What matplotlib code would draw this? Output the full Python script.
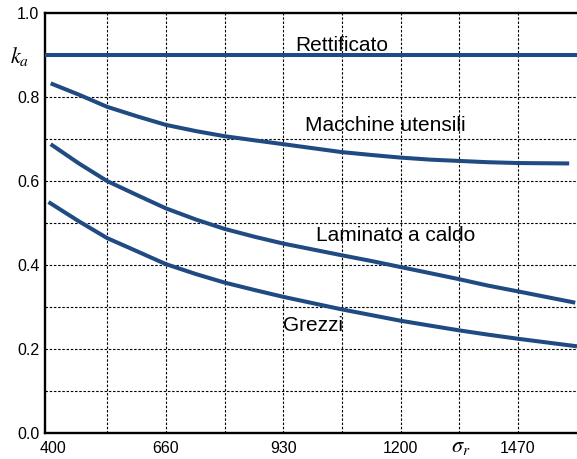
import matplotlib
matplotlib.use("Agg")
import matplotlib.pyplot as plt
from matplotlib.ticker import FixedLocator

plt.rcParams['font.family'] = ['Liberation Sans', 'DejaVu Sans']
plt.rcParams['mathtext.fontset'] = 'stix'

# Tensile strength sigma_r and surface factor k_a for each finish
sigma_ret = [382, 1606]
ka_ret = [0.9, 0.9]

sigma_mu = [395, 460, 525, 595, 660, 730, 795, 865, 930, 1065, 1135, 1200, 1270, 1335, 1400, 1470, 1588]
ka_mu = [0.833, 0.806, 0.777, 0.754, 0.734, 0.719, 0.707, 0.697, 0.688, 0.669, 0.662, 0.656, 0.651, 0.648, 0.645, 0.643, 0.642]

sigma_lc = [395, 460, 525, 595, 660, 730, 795, 865, 930, 1065, 1135, 1200, 1270, 1335, 1400, 1470, 1602]
ka_lc = [0.688, 0.642, 0.600, 0.566, 0.535, 0.508, 0.486, 0.467, 0.451, 0.423, 0.409, 0.395, 0.380, 0.366, 0.351, 0.337, 0.310]

sigma_gr = [390, 460, 525, 595, 660, 730, 795, 865, 930, 1065, 1135, 1200, 1270, 1335, 1400, 1470, 1606]
ka_gr = [0.550, 0.504, 0.464, 0.432, 0.402, 0.378, 0.358, 0.340, 0.324, 0.294, 0.280, 0.267, 0.255, 0.244, 0.234, 0.224, 0.206]

x_ticks = [400, 660, 930, 1200, 1470]
x_grid = [525, 660, 795, 930, 1065, 1200, 1335, 1470]
y_ticks = [0.0, 0.2, 0.4, 0.6, 0.8, 1.0]
y_grid = [0.1, 0.2, 0.3, 0.4, 0.5, 0.6, 0.7, 0.8, 0.9]

labels = ["Rettificato", "Macchine utensili", "Laminato a caldo", "Grezzi"]

fig = plt.figure(figsize=(5.77, 4.59), dpi=100)
ax = fig.add_axes([0.078, 0.0573, 0.922, 0.9137])

col = '#1f4a82'
lw = 2.9
for xs, ys in [(sigma_ret, ka_ret), (sigma_mu, ka_mu), (sigma_lc, ka_lc), (sigma_gr, ka_gr)]:
    ax.plot(xs, ys, color=col, lw=lw, zorder=3, solid_capstyle='butt', solid_joinstyle='round')

ax.set_xlim(382, 1606)
ax.set_ylim(0, 1.0)

ax.xaxis.set_major_locator(FixedLocator(x_ticks))
ax.yaxis.set_major_locator(FixedLocator(y_ticks))
ax.set_xticklabels([str(v) for v in x_ticks])
ax.set_yticklabels([f"{v:.1f}" for v in y_ticks])
ax.tick_params(axis='both', length=0, labelsize=11.5, colors='black')
ax.tick_params(axis='x', pad=6)
ax.tick_params(axis='y', pad=4)

grid_kw = dict(color='black', lw=0.8, linestyle=(0, (2.2, 1.6)), zorder=2.5)
for gx in x_grid:
    ax.axvline(gx, **grid_kw)
for gy in y_grid:
    ax.axhline(gy, **grid_kw)

for side in ['left', 'bottom', 'top']:
    ax.spines[side].set_linewidth(1.7)
    ax.spines[side].set_color('black')
ax.spines['right'].set_visible(False)


def px2x(px):
    return 382 + (px - 45) / 0.4346


def py2y(py):
    return (432.7 - py) / 419.4


fs = 15
label_pos = [(295, 45), (305, 125), (316, 235), (283, 325)]
for lab, (px, py) in zip(labels, label_pos):
    ax.text(px2x(px), py2y(py), lab, fontsize=fs, va='center', ha='left', zorder=1)

fig.text(10 / 577, 1 - 57 / 459, r'$k_a$', fontsize=16, va='center', ha='left')
fig.text(451 / 577, 0.004, r'$\sigma_r$', fontsize=16, va='bottom', ha='left')

fig.savefig('out.png', dpi=100)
------------------------------------
* **Work instructions**: For this exercise, gather every line of the data that contains the word "matplotlib".

* **Reply**:
What matplotlib code would draw this? Output the full Python script.
import matplotlib
matplotlib.use("Agg")
import matplotlib.pyplot as plt
from matplotlib.ticker import FixedLocator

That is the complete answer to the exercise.